● WHAT YOU WILL DO:
Starting at the first line of the data, print each line verbatim up to and including the line bearing "import plotly.graph_objects as go", omitting pictures.

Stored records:

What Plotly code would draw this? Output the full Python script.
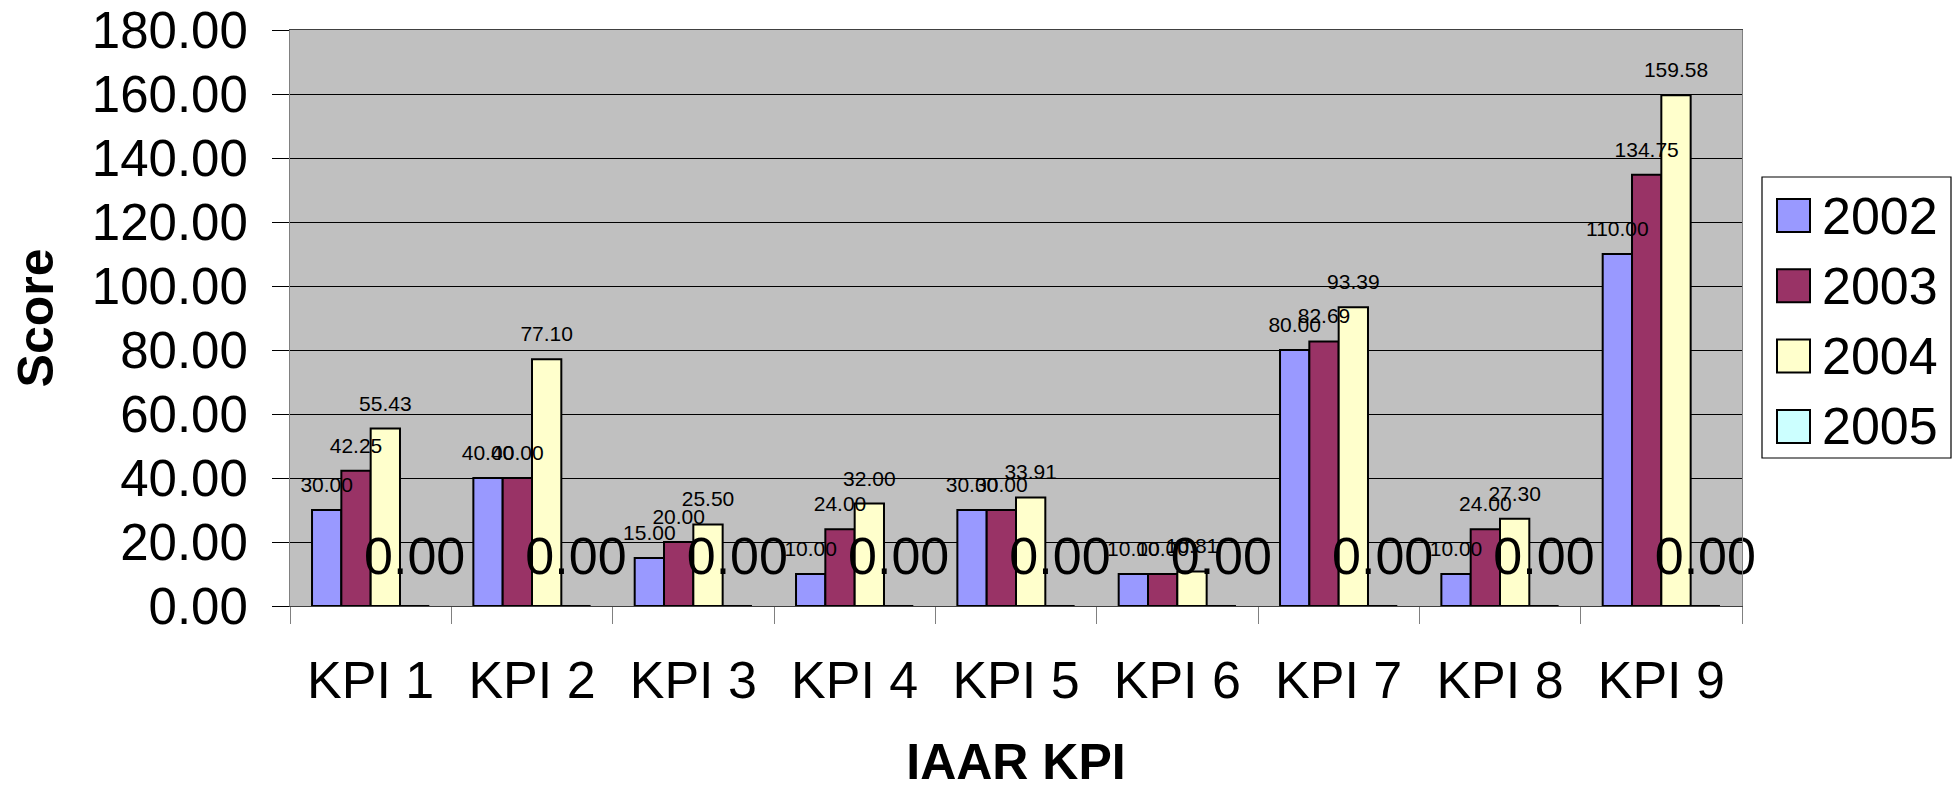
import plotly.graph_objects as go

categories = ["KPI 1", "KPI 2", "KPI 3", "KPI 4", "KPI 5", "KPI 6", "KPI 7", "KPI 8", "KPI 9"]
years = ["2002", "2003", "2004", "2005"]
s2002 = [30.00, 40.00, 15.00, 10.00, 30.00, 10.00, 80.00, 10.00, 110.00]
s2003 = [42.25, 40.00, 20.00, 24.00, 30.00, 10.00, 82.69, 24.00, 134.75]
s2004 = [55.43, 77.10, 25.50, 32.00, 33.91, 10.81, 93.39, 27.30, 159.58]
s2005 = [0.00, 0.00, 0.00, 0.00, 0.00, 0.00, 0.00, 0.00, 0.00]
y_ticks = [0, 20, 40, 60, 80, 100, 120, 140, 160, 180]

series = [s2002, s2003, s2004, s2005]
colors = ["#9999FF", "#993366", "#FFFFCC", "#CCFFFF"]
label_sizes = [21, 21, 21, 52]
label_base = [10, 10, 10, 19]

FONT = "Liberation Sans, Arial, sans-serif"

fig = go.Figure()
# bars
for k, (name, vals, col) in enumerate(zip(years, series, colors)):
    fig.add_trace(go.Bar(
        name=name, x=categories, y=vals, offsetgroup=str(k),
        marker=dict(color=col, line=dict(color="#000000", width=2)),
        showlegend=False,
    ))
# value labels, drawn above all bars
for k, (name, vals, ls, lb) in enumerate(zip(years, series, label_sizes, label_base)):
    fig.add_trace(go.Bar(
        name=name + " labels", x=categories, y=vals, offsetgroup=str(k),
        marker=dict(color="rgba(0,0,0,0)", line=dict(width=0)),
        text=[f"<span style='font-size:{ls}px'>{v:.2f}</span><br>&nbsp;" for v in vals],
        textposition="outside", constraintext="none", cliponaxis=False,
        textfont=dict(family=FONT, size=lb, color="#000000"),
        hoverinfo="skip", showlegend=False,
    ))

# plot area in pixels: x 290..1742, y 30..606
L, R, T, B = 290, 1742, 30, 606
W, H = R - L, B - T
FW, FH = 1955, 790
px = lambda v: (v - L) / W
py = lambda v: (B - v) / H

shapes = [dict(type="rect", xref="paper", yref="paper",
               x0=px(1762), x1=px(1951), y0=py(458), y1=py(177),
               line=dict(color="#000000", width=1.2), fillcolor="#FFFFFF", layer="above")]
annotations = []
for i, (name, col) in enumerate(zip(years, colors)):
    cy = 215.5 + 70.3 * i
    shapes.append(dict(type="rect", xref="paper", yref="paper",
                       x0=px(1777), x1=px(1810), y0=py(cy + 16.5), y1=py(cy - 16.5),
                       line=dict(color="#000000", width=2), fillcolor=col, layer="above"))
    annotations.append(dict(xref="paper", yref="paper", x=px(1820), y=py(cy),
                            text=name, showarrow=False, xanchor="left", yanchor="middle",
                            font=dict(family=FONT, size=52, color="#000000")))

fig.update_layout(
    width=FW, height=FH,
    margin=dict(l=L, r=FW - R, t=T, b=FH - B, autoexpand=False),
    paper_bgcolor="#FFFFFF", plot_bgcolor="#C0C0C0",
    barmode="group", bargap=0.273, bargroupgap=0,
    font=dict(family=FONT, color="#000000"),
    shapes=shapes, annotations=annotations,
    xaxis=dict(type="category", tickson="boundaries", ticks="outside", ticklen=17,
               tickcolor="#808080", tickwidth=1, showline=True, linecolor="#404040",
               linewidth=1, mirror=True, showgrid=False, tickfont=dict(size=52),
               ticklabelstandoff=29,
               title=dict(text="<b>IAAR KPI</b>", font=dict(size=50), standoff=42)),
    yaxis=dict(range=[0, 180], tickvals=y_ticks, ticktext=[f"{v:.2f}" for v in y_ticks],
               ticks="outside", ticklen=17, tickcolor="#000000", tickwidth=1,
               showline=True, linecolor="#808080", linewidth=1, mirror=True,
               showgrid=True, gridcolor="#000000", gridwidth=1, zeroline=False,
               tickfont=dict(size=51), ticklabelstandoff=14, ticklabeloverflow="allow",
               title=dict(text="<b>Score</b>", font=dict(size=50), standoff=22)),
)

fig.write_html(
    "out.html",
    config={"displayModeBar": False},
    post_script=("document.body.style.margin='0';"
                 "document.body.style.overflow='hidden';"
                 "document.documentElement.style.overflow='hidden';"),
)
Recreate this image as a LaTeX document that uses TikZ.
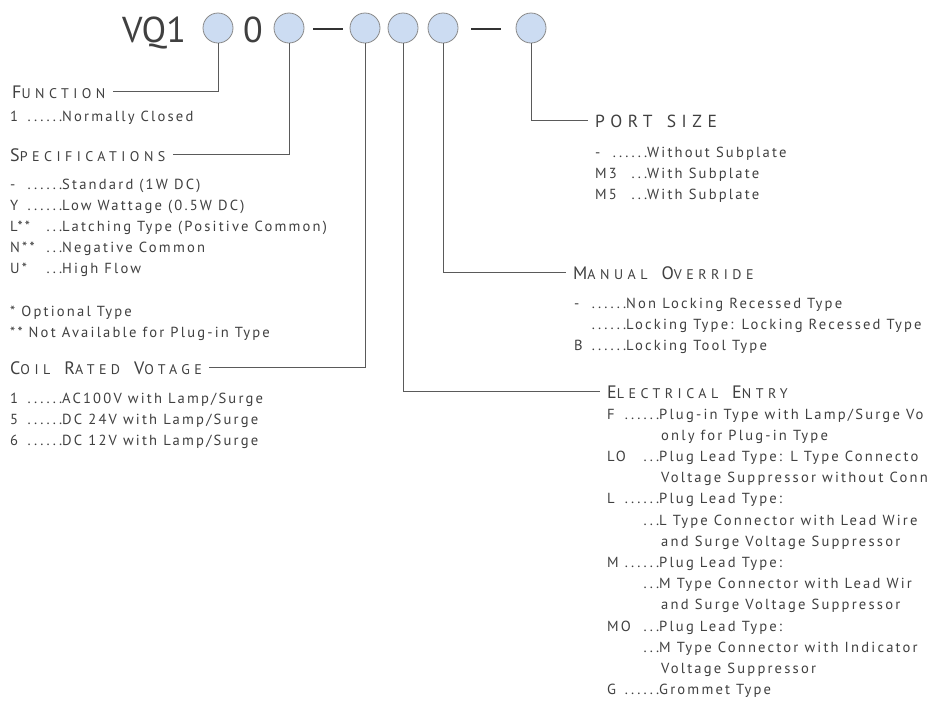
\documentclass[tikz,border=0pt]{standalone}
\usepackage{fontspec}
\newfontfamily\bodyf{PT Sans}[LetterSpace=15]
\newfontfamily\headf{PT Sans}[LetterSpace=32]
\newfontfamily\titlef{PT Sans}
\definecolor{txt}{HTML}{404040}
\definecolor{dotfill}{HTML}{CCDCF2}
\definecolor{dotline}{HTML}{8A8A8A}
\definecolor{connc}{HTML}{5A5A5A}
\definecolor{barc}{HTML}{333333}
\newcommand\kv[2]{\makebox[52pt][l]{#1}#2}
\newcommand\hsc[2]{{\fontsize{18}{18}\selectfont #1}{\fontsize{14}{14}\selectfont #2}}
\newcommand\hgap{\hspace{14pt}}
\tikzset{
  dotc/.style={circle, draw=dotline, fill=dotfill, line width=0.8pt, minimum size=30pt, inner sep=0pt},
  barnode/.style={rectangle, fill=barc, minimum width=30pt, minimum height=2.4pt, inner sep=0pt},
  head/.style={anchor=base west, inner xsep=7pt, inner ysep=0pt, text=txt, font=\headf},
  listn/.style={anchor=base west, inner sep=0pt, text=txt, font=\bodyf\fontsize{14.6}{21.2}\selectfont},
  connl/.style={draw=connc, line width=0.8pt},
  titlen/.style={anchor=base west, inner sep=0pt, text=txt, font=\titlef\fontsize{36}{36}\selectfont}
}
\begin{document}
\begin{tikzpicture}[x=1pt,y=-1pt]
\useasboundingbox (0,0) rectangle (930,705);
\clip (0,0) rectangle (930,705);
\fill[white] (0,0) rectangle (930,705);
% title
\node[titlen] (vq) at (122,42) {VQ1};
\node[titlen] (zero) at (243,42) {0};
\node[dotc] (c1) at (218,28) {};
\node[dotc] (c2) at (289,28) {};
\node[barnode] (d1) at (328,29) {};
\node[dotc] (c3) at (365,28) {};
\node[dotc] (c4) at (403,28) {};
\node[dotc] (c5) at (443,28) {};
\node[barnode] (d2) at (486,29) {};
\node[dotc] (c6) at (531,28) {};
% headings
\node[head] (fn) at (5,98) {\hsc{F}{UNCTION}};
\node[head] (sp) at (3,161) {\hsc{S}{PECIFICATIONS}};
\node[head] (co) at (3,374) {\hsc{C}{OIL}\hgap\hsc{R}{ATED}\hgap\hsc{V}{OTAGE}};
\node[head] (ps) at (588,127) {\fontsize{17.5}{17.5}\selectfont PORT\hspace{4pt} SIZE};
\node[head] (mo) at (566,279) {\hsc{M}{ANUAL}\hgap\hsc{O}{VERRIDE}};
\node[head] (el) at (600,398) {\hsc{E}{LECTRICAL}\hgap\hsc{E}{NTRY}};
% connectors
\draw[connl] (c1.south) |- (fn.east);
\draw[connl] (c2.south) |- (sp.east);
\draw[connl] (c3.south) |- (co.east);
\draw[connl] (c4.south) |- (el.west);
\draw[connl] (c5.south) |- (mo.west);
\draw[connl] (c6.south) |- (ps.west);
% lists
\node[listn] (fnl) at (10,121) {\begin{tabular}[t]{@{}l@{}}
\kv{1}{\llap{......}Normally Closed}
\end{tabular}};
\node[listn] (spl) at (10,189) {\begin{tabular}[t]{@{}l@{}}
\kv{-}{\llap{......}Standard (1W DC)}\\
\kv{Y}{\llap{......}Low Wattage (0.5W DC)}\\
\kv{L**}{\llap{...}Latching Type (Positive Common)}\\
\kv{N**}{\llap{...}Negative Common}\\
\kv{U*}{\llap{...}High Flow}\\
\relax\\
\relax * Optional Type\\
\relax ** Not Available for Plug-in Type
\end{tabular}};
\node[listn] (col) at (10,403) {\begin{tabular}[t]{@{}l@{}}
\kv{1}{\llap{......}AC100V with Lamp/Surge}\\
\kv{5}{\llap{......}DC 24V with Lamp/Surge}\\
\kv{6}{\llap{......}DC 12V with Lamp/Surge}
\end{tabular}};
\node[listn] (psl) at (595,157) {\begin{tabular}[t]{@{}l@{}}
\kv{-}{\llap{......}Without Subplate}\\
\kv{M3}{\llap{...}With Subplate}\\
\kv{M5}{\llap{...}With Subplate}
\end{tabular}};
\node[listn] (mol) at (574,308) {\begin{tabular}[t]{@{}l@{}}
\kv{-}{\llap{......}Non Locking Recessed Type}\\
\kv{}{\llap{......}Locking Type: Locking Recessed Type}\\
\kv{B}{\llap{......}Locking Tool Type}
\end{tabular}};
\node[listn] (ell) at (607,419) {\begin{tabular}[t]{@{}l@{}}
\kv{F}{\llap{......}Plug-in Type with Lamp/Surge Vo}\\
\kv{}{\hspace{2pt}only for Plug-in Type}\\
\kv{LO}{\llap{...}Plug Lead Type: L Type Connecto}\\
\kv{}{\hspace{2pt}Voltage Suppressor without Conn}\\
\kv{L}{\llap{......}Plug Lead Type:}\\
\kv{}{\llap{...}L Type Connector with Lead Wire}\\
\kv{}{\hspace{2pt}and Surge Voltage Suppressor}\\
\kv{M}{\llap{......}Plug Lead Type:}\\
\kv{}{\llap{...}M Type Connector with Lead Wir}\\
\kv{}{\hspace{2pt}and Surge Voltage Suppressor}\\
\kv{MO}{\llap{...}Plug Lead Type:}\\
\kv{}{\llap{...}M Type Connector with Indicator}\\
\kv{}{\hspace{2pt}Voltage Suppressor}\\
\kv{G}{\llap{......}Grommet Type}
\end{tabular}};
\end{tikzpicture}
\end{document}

● ANSWER BELOW:
What Plotly code would draw this? Output the full Python script.
import plotly.graph_objects as go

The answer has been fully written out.